Try it. It works, Coach.
STRATEGY #5: Forget about the rules!
Not the NCAA’s rules. Writing rules.
You’ve learned too many letter-writing rules. And, frankly, they’re getting in the way. If you’ve had us to your college for one of our On-Campus Workshops, you know what I think of many of the letters that go out to your recruits (they need major re-working, in many cases).
So instead of worrying about the rules you learned in high school and college, focus on your prospect and be a sales professional in print. Think, “If I were in a room with my best prospect and needed to get his attention, engage him, present the reasons why he should come to play for me and my program – what would I say to him?” Then let the conversation flow naturally out of your fingers to the keyboard and into your document, as if you were talking to them one-on-one. Less formal, more conversational. That’s the key.

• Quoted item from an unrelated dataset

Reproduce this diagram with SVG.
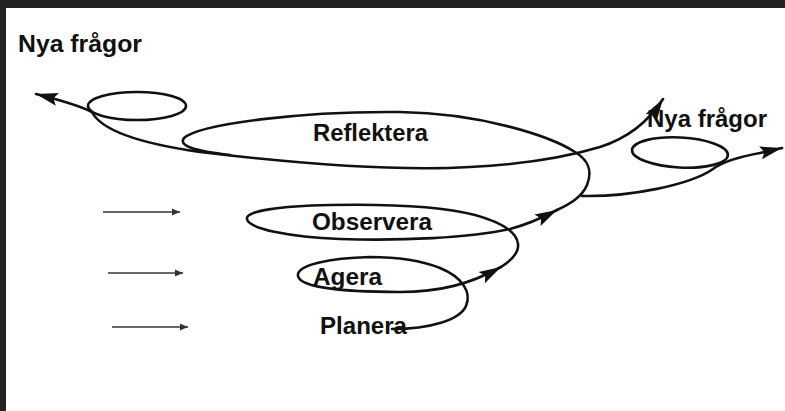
<svg xmlns="http://www.w3.org/2000/svg" width="785" height="411" viewBox="0 0 785 411">
<defs>
<style>
.lbl{font-family:"Liberation Sans",Arial,sans-serif;font-weight:bold;font-size:23px;fill:#111}
.sp{fill:none;stroke:#111;stroke-width:2.6;stroke-linecap:round}
.thin{fill:none;stroke:#333;stroke-width:1.6}
</style>
<marker id="ah" markerUnits="userSpaceOnUse" markerWidth="24" markerHeight="14" refX="22" refY="7" orient="auto">
<path d="M0,0.5 L22,7 L0,13.5 L4,7 Z" fill="#111"/>
</marker>
<marker id="sa" markerUnits="userSpaceOnUse" markerWidth="9" markerHeight="8" refX="8" refY="4" orient="auto">
<path d="M0,0.5 L8,4 L0,7.5 Z" fill="#333"/>
</marker>
</defs>
<rect x="0" y="0" width="785" height="411" fill="#fff"/>
<rect x="0" y="0" width="785" height="8" fill="#222"/>
<rect x="0" y="0" width="6" height="411" fill="#222"/>

<g id="text-nya-fragor-left"><text class="lbl" x="18" y="52" textLength="124" lengthAdjust="spacingAndGlyphs">Nya frågor</text></g>
<g id="node-reflektera"><text class="lbl" x="313" y="141" textLength="115" lengthAdjust="spacingAndGlyphs">Reflektera</text></g>
<g id="node-observera"><text class="lbl" x="312" y="230" textLength="120" lengthAdjust="spacingAndGlyphs">Observera</text></g>
<g id="node-agera"><text class="lbl" x="313" y="285" textLength="69" lengthAdjust="spacingAndGlyphs">Agera</text></g>
<g id="node-planera"><text class="lbl" x="320" y="334" textLength="87" lengthAdjust="spacingAndGlyphs">Planera</text></g>
<g id="text-nya-fragor-right"><text class="lbl" x="647" y="127" textLength="120" lengthAdjust="spacingAndGlyphs">Nya frågor</text></g>

<g id="connectors">
<path class="thin" d="M103,212 L180,212" marker-end="url(#sa)"/>
<path class="thin" d="M108,273 L183,273" marker-end="url(#sa)"/>
<path class="thin" d="M112,327 L188,327" marker-end="url(#sa)"/>

<path class="sp" d="M392,329 C430,329 460,320 466,306 C472,292 462,277 440,268 C420,260 395,257 370,257 C330,258 296,265 298,276 C300,287 340,292 400,292 C440,292 470,284 501,267" marker-end="url(#ah)"/>
<path class="sp" d="M501,267 C512,260 519,252 518,244 C517,232 500,222 475,215 C440,206 380,204 330,205 C280,206 245,211 247,219 C249,229 290,237 340,239 C400,241 470,238 510,229 C525,225 540,219 557,210" marker-end="url(#ah)"/>
<path class="sp" d="M557,210 C570,204 582,197 587,185 C593,170 588,160 575,152 C550,136 480,113 400,112 C300,111 200,124 184,138 C178,146 195,151 230,155"/>
<path class="sp" d="M92,112 C80,106 60,100 36,94" marker-end="url(#ah)"/>
<path class="sp" d="M92,112 C100,128 130,142 200,152 C300,164 400,171 470,167 C530,164 570,156 600,147 C625,139 647,124 663,99" marker-end="url(#ah)"/>
<path class="sp" d="M582,196 C630,197 690,185 713,169 C722,162 738,157 760,153 L782,148" marker-end="url(#ah)"/>
<ellipse class="sp" cx="137" cy="106" rx="49" ry="14"/>
<ellipse class="sp" cx="680" cy="152.5" rx="48" ry="15" transform="rotate(3 680 152.5)"/>
</g>
</svg>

There’ll be plenty of time in later drafts to think about which rules you broke or didn’t follow. The first draft is about speed.
STRATEGY #6: Do some bedtime reading
Let your last action each day at the office – or even literally before you fall asleep – be to read what you wrote to a recruit that day. File it away in your subconscious mind. And go to work the minute you wake up in the morning so the connections your brain made overnight find their way onto the page. Try it once…you’ll see how well it works.
One, or all, of these strategies will help you spark a creative approach. It’s absolutely necessary with this generation of prospects…and for the success of your next recruiting campaign.